Well, no, because Angotti’s representation of "what developers typically argue" is inaccurate. I honestly don’t know what developers typically argue, because I’m not one and I don’t spend much time listening to them. But if the problem is all about supply and demand, then Angotti left out the demand side. A fairer statement of the argument would be "Let us increase the supply to match the demand, and there will be enough housing to go around for all."

If we phrase the proposal this way, we have to look at demand, and all signs point to a huge increase in the demand for New York’s walkable urban spaces and its well-paying jobs. But Angotti does not want to look at demand. Instead, he shrugs it off as a “speculative real estate fever.” He acknowledges that “the plan claims the city’s population is bound to increase in the next decade,” but argues, bizarrely, that the projected increase is not based on evidence of real demand but of demand induced by “the development of smaller housing units.” That is all he says about the demand side.

To people who currently rent in the city, Angotti’s blustering about "gentrification" and displacement may be comforting, but for me it rings hollow. I’m a fourth-generation New Yorker, but after college (two decades ago, which is as far back as Angotti goes in his piece), I couldn’t afford to live in the neighborhood I knew best, the Upper West Side. Even now, with a solidly middle-class family income, four of the neighborhoods that my family has called home are now out of my range.

Things might have been different if my parents had not done the back-to-the-land thing in the seventies. They might have been different if, when I spent a few years to go to school in another state, I had played the illegal sublet game instead of giving up my rent-stabilized apartment. They might have been different if one of my family members had gotten a bigger apartment for me to illegally inherit when he died. But as it is, my family has given up several rent-regulated apartments, and I am displaced, one of the victims that Angotti and his fellow rent-regulation advocates cry for, and the Upper West Side community is poorer because the studio I inherited there was too small for my family.

Except that I’m not one of the victims that Angotti cries for. My family didn’t live in any of these places for "decades and generations," but instead migrated around the metropolitan area, chasing dreams of suburban comfort, rustic peace and creative success across the generations. Because we left our rent-regulated apartments semi-voluntarily, I don’t count as one of Angotti's displaced. I have no right of return.

You know who else doesn’t matter in the world of the rent-regulation advocates? Immigrants from other countries, looking for cheap places to settle in the U.S. The talented and ambitious from other parts of the country, looking to make it in New York. The queer and the weird and the non-conforming, chased out of their tight-knit communities in small towns and suburbs. Anyone who wants to live without a car and not be part of a small, oppressed minority.

There is no housing for us, because the rent-regulation advocates didn’t bring enough for everybody. They only brought enough for their friends, those fortunate enough to be currently benefiting from rent regulation and subsidized housing. If I were their kindergarten teacher I would have a quiet talk with their parents after school.

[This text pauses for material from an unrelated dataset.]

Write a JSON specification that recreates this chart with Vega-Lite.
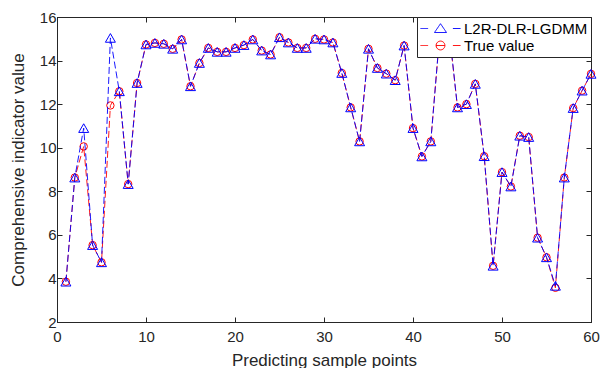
{
  "$schema": "https://vega.github.io/schema/vega-lite/v6.json",
  "width": 534,
  "height": 305,
  "autosize": {"type": "none"},
  "padding": {"left": 57, "top": 17, "right": 11, "bottom": 46},
  "background": "white",
  "config": {
    "font": "Liberation Sans",
    "view": {"stroke": "#262626", "strokeWidth": 1},
    "axis": {
      "grid": false,
      "domainColor": "#262626",
      "domainWidth": 1,
      "tickColor": "#262626",
      "tickWidth": 1,
      "tickSize": -5,
      "labelColor": "#262626",
      "titleColor": "#262626",
      "labelFontSize": 15,
      "titleFontSize": 17,
      "titleFontWeight": "normal",
      "labelFont": "Liberation Sans",
      "titleFont": "Liberation Sans",
      "labelFlush": false
    }
  },
  "data": {
    "values": [
      {"x": 1, "predicted": 3.85, "actual": 3.85},
      {"x": 2, "predicted": 8.63, "actual": 8.63},
      {"x": 3, "predicted": 10.9, "actual": 10.06},
      {"x": 4, "predicted": 5.53, "actual": 5.53},
      {"x": 5, "predicted": 4.74, "actual": 4.74},
      {"x": 6, "predicted": 15.04, "actual": 11.94},
      {"x": 7, "predicted": 12.59, "actual": 12.59},
      {"x": 8, "predicted": 8.33, "actual": 8.33},
      {"x": 9, "predicted": 12.97, "actual": 12.97},
      {"x": 10, "predicted": 14.74, "actual": 14.74},
      {"x": 11, "predicted": 14.81, "actual": 14.81},
      {"x": 12, "predicted": 14.77, "actual": 14.77},
      {"x": 13, "predicted": 14.54, "actual": 14.54},
      {"x": 14, "predicted": 14.97, "actual": 14.97},
      {"x": 15, "predicted": 12.82, "actual": 12.82},
      {"x": 16, "predicted": 13.89, "actual": 13.89},
      {"x": 17, "predicted": 14.58, "actual": 14.58},
      {"x": 18, "predicted": 14.4, "actual": 14.4},
      {"x": 19, "predicted": 14.4, "actual": 14.4},
      {"x": 20, "predicted": 14.58, "actual": 14.58},
      {"x": 21, "predicted": 14.71, "actual": 14.71},
      {"x": 22, "predicted": 14.97, "actual": 14.97},
      {"x": 23, "predicted": 14.46, "actual": 14.46},
      {"x": 24, "predicted": 14.28, "actual": 14.28},
      {"x": 25, "predicted": 15.07, "actual": 15.07},
      {"x": 26, "predicted": 14.83, "actual": 14.83},
      {"x": 27, "predicted": 14.58, "actual": 14.58},
      {"x": 28, "predicted": 14.58, "actual": 14.58},
      {"x": 29, "predicted": 15.0, "actual": 15.0},
      {"x": 30, "predicted": 14.97, "actual": 14.97},
      {"x": 31, "predicted": 14.83, "actual": 14.83},
      {"x": 32, "predicted": 13.43, "actual": 13.43},
      {"x": 33, "predicted": 11.85, "actual": 11.85},
      {"x": 34, "predicted": 10.29, "actual": 10.29},
      {"x": 35, "predicted": 14.54, "actual": 14.54},
      {"x": 36, "predicted": 13.66, "actual": 13.66},
      {"x": 37, "predicted": 13.4, "actual": 13.4},
      {"x": 38, "predicted": 13.1, "actual": 13.1},
      {"x": 39, "predicted": 14.69, "actual": 14.69},
      {"x": 40, "predicted": 10.9, "actual": 10.9},
      {"x": 41, "predicted": 9.6, "actual": 9.6},
      {"x": 42, "predicted": 10.29, "actual": 10.29},
      {"x": 43, "predicted": 15.2, "actual": 15.2},
      {"x": 44, "predicted": 15.6, "actual": 15.6},
      {"x": 45, "predicted": 11.85, "actual": 11.85},
      {"x": 46, "predicted": 12.0, "actual": 12.0},
      {"x": 47, "predicted": 12.93, "actual": 12.93},
      {"x": 48, "predicted": 9.61, "actual": 9.61},
      {"x": 49, "predicted": 4.58, "actual": 4.58},
      {"x": 50, "predicted": 8.88, "actual": 8.88},
      {"x": 51, "predicted": 8.22, "actual": 8.22},
      {"x": 52, "predicted": 10.55, "actual": 10.55},
      {"x": 53, "predicted": 10.49, "actual": 10.49},
      {"x": 54, "predicted": 5.87, "actual": 5.87},
      {"x": 55, "predicted": 4.97, "actual": 4.97},
      {"x": 56, "predicted": 3.66, "actual": 3.57},
      {"x": 57, "predicted": 8.63, "actual": 8.63},
      {"x": 58, "predicted": 11.82, "actual": 11.82},
      {"x": 59, "predicted": 12.62, "actual": 12.62},
      {"x": 60, "predicted": 13.39, "actual": 13.39}
    ]
  },
  "layer": [
    {
      "mark": {"type": "line", "strokeDash": [7, 3], "strokeWidth": 0.9},
      "encoding": {
        "x": {"field": "x", "type": "quantitative", "scale": {"domain": [0, 60], "nice": false, "zero": false},
              "axis": {"orient": "bottom", "values": [0, 10, 20, 30, 40, 50, 60], "title": "Predicting sample points", "labelPadding": 12, "titlePadding": 8}},
        "y": {"field": "actual", "type": "quantitative", "scale": {"domain": [2, 16], "nice": false, "zero": false},
              "axis": {"orient": "left", "values": [2, 4, 6, 8, 10, 12, 14, 16], "title": "Comprehensive indicator value", "labelPadding": 6, "titlePadding": 12}},
        "color": {
          "datum": "True value",
          "scale": {"domain": ["L2R-DLR-LGDMM", "True value"], "range": ["#0000ff", "#ff0000"]},
          "legend": {
            "orient": "top-right",
            "offset": 0,
            "title": null,
            "fillColor": "white",
            "strokeColor": "#262626",
            "padding": 3,
            "labelFontSize": 15,
            "labelColor": "#000000",
            "labelFont": "Liberation Sans",
            "symbolSize": 1600,
            "clipHeight": 17,
            "labelOffset": 3,
            "rowPadding": 0,
            "symbolStrokeWidth": 1,
            "encode": {
              "symbols": {
                "update": {
                  "shape": {"signal": "datum.value === 'True value' ? 'M-1,0H-0.62M-0.22,0H0.22M0.62,0H1M0.22,0A0.22,0.22,0,1,1,-0.22,0A0.22,0.22,0,1,1,0.22,0Z' : 'M-1,0H-0.62M0.62,0H1M0,-0.24L0.3,0.2L-0.3,0.2Z'"},
                  "stroke": {"signal": "datum.value === 'True value' ? '#ff0000' : '#0000ff'"},
                  "fill": {"value": "transparent"},
                  "strokeDash": {"value": [1, 0]},
                  "strokeWidth": {"value": 1}
                }
              }
            }
          }
        }
      }
    },
    {
      "mark": {"type": "point", "shape": "circle", "filled": false, "size": 55, "strokeWidth": 1, "opacity": 1},
      "encoding": {
        "x": {"field": "x", "type": "quantitative", "scale": {"domain": [0, 60], "nice": false, "zero": false}, "axis": null},
        "y": {"field": "actual", "type": "quantitative", "scale": {"domain": [2, 16], "nice": false, "zero": false}, "axis": null},
        "color": {"datum": "True value"}
      }
    },
    {
      "mark": {"type": "line", "strokeDash": [7, 3], "strokeWidth": 0.9},
      "encoding": {
        "x": {"field": "x", "type": "quantitative", "scale": {"domain": [0, 60], "nice": false, "zero": false}, "axis": null},
        "y": {"field": "predicted", "type": "quantitative", "scale": {"domain": [2, 16], "nice": false, "zero": false}, "axis": null},
        "color": {"datum": "L2R-DLR-LGDMM"}
      }
    },
    {
      "mark": {"type": "point", "shape": "triangle-up", "filled": false, "size": 100, "strokeWidth": 1, "opacity": 1},
      "encoding": {
        "x": {"field": "x", "type": "quantitative", "scale": {"domain": [0, 60], "nice": false, "zero": false}, "axis": null},
        "y": {"field": "predicted", "type": "quantitative", "scale": {"domain": [2, 16], "nice": false, "zero": false}, "axis": null},
        "color": {"datum": "L2R-DLR-LGDMM"}
      }
    },
    {
      "mark": {"type": "point", "opacity": 0},
      "encoding": {
        "x": {"field": "x", "type": "quantitative", "scale": {"domain": [0, 60], "nice": false, "zero": false}, "axis": {"orient": "top", "values": [0, 10, 20, 30, 40, 50, 60], "labels": false, "title": null}},
        "y": {"field": "actual", "type": "quantitative", "scale": {"domain": [2, 16], "nice": false, "zero": false}, "axis": {"orient": "right", "values": [2, 4, 6, 8, 10, 12, 14, 16], "labels": false, "title": null}}
      }
    }
  ],
  "resolve": {"axis": {"x": "independent", "y": "independent"}}
}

Honestly, I’m fine: I have a nice co-op in Queens. But it’s the thought that counts, and the thought that we don’t count is pretty damn offensive. It leaves this old lefty fuming at the cozy club mentality that Angotti tries to dress up as justice.


Alon said...

As per this and this, total housing unit growth from 1993 to 2011 was 0.64% a year. This is not totally comparable because the datasets are calibrated to different censuses, but it should give you some idea of what's going on.

Christopher said...

Some other factors that didn't get taken into account: it may be that the amount of housing stock has increased, along with rents, but what about increases in population? If the number of units increased by, say, 10%, and the city's population went up by 20%, supply and demand still work and rents will go up (yes, I was making those numbers round).

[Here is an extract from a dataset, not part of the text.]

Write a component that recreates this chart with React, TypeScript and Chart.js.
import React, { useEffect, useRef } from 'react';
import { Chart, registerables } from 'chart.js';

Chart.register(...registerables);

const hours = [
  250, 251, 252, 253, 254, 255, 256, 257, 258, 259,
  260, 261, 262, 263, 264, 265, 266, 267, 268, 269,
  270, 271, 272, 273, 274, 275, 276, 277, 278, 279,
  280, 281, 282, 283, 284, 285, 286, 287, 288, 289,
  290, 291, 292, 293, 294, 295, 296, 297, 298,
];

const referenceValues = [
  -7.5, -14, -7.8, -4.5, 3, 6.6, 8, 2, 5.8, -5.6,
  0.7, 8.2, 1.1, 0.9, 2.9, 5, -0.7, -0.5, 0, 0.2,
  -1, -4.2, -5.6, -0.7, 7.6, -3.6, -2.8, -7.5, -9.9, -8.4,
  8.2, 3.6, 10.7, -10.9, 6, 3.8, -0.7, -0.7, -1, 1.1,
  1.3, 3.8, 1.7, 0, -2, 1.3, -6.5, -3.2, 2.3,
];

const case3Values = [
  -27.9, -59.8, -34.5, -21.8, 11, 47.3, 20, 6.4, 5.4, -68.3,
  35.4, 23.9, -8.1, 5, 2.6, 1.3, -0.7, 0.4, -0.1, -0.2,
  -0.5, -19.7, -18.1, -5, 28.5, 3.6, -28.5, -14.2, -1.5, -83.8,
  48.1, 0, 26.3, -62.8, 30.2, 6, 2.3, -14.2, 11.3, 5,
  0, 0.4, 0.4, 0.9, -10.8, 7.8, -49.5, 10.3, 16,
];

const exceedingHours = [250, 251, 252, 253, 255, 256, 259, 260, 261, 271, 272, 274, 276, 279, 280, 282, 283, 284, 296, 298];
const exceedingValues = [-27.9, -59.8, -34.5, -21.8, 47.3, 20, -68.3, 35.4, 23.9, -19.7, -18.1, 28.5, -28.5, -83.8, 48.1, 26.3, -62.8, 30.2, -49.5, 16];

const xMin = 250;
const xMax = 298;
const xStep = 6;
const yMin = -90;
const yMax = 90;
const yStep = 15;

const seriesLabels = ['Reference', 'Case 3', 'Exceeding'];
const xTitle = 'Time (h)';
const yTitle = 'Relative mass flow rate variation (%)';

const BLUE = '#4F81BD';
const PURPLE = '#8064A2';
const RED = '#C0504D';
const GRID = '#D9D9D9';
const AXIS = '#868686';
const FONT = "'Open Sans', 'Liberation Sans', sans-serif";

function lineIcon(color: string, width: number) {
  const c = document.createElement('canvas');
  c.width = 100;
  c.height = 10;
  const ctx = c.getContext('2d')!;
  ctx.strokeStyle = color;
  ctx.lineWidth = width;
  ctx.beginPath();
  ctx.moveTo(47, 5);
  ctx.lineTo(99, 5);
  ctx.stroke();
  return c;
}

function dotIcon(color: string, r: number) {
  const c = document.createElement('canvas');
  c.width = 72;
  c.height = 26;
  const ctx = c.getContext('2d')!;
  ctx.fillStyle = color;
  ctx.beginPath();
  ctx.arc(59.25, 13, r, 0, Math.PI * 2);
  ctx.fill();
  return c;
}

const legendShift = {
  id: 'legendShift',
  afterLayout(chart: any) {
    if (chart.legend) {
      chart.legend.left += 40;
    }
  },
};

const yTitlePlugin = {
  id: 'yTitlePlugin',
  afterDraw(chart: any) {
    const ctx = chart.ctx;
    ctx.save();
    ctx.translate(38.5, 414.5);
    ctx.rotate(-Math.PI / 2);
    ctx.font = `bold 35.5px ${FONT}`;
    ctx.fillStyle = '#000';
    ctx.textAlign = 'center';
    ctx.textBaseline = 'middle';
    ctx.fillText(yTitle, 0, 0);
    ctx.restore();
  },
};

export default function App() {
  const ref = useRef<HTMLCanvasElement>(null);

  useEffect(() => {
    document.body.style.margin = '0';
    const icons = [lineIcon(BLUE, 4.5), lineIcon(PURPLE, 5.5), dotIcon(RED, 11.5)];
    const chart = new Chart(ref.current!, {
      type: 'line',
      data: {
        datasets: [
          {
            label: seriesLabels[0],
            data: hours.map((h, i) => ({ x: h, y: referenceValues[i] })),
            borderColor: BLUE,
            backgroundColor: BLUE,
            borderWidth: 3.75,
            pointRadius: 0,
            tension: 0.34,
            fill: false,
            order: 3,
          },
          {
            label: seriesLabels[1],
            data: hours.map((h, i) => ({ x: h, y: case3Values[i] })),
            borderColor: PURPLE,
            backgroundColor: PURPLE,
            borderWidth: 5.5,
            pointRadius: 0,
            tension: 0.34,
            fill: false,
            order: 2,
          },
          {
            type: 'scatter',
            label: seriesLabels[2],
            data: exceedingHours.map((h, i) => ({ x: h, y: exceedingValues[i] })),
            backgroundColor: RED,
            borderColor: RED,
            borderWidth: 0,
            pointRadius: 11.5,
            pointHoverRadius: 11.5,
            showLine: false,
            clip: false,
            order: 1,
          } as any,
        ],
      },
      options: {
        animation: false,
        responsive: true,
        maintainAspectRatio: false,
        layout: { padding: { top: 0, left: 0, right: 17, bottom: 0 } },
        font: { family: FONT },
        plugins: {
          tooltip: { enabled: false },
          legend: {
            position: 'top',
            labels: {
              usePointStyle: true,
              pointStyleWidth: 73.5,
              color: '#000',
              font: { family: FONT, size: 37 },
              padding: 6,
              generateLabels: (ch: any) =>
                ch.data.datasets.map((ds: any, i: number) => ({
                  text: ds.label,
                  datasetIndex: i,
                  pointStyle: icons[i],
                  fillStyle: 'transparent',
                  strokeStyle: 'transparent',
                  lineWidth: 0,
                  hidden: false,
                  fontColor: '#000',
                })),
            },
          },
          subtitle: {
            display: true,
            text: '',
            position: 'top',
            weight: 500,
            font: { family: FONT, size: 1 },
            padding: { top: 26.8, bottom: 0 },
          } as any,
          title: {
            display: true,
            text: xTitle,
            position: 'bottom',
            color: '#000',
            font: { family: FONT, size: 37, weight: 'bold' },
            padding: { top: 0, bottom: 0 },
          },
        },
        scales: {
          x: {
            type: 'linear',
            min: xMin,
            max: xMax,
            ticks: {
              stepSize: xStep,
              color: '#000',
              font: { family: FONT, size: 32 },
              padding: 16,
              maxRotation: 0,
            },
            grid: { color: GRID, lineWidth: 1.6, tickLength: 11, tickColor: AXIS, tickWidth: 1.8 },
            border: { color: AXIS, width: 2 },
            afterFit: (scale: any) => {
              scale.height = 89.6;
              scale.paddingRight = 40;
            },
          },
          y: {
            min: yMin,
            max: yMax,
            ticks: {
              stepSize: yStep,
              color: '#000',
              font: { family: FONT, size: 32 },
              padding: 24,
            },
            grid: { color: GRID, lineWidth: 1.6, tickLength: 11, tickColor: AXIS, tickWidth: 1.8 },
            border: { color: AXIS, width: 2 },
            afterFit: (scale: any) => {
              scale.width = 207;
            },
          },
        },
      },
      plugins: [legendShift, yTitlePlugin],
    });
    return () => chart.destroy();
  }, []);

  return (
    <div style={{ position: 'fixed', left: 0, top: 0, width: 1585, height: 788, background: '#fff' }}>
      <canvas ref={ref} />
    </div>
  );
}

One more issue that fans of rent regulation ignore is the change in density in housing. Today, there are more small households, one or two people living in space that might have housed four or five before. Even with a stable population and a stable number of units, demand will increase to suit these households. What's difficult for these advocates to rationalize away is that many of the smaller households are retained by subsidized/regulated householders. Think of the family in a NYCHA project that has three bedrooms, which is fine until the children move out and Mom is left on her own. Good luck trying to get her to move into a smaller place without a fight over her "rights". Likewise the rent-stabilized widow who has held on to her two bedroom partment on the UWS. Meanwhile, hard working college grads are piling three or four into a two bedroom apartment because nothing else is available, even on Wall Street salaries.

Capn Transit said...

Thanks, guys! The vacancy numbers are particularly important, because they show the unmet demand.

Alex Knight said...

This is really good stuff, Cap'n. There is a lot of entitlement among certain groups of multi-generational New Yorkers. Only they count when it comes to making decisions about the city and protecting housing. I've lived in New York for 11 years and Park Slope for 8, but I don't count because I'll always be a "transplant" in their eyes. When our first child is born early next year, they won't count, either. If your grandparents immigrated here, you count. But new immigrants, sorry. (So much for NYC being built on immigrants.) You're dead on. It's pretty damn offensive.